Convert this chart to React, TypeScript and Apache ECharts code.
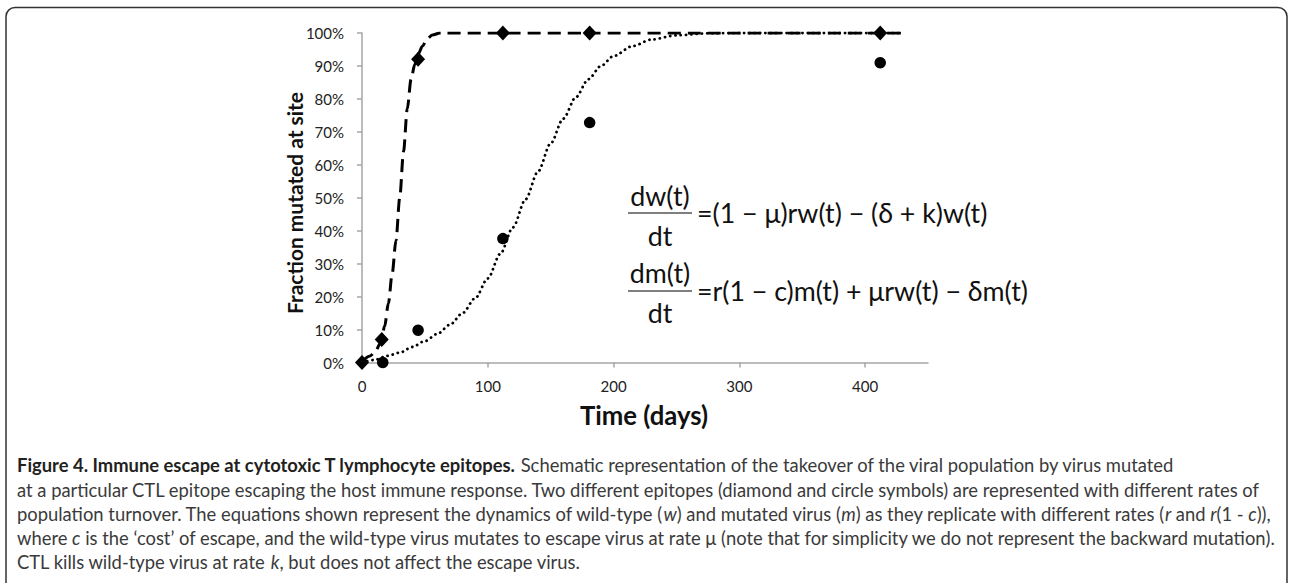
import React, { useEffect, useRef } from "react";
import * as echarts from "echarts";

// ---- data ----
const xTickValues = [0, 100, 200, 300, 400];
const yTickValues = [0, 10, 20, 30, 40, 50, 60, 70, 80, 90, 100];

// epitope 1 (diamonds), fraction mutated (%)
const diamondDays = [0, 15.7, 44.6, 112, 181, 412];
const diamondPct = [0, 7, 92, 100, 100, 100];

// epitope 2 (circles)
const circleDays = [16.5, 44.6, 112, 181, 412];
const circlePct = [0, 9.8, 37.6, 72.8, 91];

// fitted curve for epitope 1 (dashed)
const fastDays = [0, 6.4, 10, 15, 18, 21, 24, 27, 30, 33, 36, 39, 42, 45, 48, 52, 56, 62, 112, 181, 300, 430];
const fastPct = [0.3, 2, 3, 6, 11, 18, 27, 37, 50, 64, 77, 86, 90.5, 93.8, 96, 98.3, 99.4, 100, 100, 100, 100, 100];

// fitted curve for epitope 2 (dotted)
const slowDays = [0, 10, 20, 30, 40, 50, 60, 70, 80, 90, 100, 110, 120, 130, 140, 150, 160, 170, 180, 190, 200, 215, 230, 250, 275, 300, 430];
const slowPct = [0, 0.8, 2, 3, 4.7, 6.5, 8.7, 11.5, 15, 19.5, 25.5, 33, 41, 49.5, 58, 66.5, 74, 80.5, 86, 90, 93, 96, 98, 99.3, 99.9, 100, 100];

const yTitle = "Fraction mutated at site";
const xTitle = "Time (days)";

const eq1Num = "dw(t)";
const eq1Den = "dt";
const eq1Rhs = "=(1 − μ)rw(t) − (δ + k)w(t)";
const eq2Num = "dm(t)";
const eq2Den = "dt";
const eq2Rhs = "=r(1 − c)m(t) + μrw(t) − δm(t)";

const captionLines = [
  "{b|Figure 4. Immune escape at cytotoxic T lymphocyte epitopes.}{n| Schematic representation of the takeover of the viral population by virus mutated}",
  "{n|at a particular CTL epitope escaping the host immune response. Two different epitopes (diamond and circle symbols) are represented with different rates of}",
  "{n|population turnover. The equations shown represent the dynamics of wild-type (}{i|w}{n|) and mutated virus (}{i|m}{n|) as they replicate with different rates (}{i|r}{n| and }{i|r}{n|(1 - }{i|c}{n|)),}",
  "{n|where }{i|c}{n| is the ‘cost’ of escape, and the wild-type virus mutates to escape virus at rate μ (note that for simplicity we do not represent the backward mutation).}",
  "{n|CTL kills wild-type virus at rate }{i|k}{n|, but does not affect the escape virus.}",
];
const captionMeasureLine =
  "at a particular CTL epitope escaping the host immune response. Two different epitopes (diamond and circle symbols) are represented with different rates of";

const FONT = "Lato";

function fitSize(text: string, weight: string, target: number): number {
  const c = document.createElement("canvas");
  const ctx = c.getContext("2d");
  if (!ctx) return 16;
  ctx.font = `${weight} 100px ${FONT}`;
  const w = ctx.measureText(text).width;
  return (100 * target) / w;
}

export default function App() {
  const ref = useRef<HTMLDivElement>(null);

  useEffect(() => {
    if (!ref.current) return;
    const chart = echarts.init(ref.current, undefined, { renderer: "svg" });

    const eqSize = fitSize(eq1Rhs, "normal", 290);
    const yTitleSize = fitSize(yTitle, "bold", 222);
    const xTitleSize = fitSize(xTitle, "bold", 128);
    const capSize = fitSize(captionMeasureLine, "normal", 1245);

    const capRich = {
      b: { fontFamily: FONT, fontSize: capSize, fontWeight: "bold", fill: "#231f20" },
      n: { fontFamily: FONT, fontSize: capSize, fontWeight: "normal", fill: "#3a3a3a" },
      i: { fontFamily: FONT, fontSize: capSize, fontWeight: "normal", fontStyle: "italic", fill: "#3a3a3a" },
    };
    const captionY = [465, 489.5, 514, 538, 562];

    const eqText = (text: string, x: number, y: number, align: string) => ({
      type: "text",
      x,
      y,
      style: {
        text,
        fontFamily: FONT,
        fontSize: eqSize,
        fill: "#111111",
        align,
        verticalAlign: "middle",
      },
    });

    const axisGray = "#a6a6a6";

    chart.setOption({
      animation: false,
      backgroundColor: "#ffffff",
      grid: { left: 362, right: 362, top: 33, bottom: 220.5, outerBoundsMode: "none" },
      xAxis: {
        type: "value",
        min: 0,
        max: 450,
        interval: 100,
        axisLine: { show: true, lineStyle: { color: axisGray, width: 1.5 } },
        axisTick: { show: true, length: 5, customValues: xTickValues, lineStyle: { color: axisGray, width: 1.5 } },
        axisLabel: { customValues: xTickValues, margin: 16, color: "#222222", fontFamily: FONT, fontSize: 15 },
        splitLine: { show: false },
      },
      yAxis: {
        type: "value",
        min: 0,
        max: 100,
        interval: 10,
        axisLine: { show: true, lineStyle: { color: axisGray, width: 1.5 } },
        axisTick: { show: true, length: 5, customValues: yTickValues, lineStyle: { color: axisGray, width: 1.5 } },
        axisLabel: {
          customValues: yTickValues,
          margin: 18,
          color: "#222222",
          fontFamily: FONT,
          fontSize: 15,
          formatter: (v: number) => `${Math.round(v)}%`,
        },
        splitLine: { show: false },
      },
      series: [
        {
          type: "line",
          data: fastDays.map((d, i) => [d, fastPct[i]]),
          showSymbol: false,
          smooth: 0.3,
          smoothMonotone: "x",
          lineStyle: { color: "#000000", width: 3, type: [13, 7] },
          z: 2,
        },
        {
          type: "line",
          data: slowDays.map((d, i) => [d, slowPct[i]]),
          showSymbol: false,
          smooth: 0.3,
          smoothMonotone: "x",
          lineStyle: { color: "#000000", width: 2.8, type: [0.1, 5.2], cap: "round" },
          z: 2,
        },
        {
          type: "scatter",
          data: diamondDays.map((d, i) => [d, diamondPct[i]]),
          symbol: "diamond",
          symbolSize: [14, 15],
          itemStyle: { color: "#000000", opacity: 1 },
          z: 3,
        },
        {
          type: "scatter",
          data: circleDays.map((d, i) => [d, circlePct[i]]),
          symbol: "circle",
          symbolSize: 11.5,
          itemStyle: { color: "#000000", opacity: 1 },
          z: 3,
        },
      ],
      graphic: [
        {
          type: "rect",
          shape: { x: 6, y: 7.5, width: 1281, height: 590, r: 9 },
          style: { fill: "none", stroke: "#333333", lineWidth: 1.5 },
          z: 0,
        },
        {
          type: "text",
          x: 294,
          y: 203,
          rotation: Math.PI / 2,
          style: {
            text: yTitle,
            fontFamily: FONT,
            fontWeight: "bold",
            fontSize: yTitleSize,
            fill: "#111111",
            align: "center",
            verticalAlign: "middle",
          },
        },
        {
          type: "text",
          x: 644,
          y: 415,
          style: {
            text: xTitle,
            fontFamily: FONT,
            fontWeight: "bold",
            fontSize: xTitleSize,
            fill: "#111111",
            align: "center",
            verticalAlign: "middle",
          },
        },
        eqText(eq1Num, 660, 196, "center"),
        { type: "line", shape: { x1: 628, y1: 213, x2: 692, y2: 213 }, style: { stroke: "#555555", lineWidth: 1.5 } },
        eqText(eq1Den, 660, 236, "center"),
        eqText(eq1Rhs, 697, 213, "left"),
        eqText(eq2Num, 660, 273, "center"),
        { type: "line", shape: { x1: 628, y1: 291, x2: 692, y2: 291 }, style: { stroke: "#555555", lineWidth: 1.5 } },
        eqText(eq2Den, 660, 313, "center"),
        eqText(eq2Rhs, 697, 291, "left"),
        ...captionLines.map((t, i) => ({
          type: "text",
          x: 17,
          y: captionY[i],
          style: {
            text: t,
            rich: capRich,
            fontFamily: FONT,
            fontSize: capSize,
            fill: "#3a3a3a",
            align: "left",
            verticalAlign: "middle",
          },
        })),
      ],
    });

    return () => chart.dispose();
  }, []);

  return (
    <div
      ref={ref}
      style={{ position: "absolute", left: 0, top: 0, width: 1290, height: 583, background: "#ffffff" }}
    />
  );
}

## REQUIREMENTS
Repeat only what lies between the start of the data and the end of the line containing "99.9, 100, 100];", exactly, with pictures left out.

## REPLY TO THE TASK
Convert this chart to React, TypeScript and Apache ECharts code.
import React, { useEffect, useRef } from "react";
import * as echarts from "echarts";

// ---- data ----
const xTickValues = [0, 100, 200, 300, 400];
const yTickValues = [0, 10, 20, 30, 40, 50, 60, 70, 80, 90, 100];

// epitope 1 (diamonds), fraction mutated (%)
const diamondDays = [0, 15.7, 44.6, 112, 181, 412];
const diamondPct = [0, 7, 92, 100, 100, 100];

// epitope 2 (circles)
const circleDays = [16.5, 44.6, 112, 181, 412];
const circlePct = [0, 9.8, 37.6, 72.8, 91];

// fitted curve for epitope 1 (dashed)
const fastDays = [0, 6.4, 10, 15, 18, 21, 24, 27, 30, 33, 36, 39, 42, 45, 48, 52, 56, 62, 112, 181, 300, 430];
const fastPct = [0.3, 2, 3, 6, 11, 18, 27, 37, 50, 64, 77, 86, 90.5, 93.8, 96, 98.3, 99.4, 100, 100, 100, 100, 100];

// fitted curve for epitope 2 (dotted)
const slowDays = [0, 10, 20, 30, 40, 50, 60, 70, 80, 90, 100, 110, 120, 130, 140, 150, 160, 170, 180, 190, 200, 215, 230, 250, 275, 300, 430];
const slowPct = [0, 0.8, 2, 3, 4.7, 6.5, 8.7, 11.5, 15, 19.5, 25.5, 33, 41, 49.5, 58, 66.5, 74, 80.5, 86, 90, 93, 96, 98, 99.3, 99.9, 100, 100];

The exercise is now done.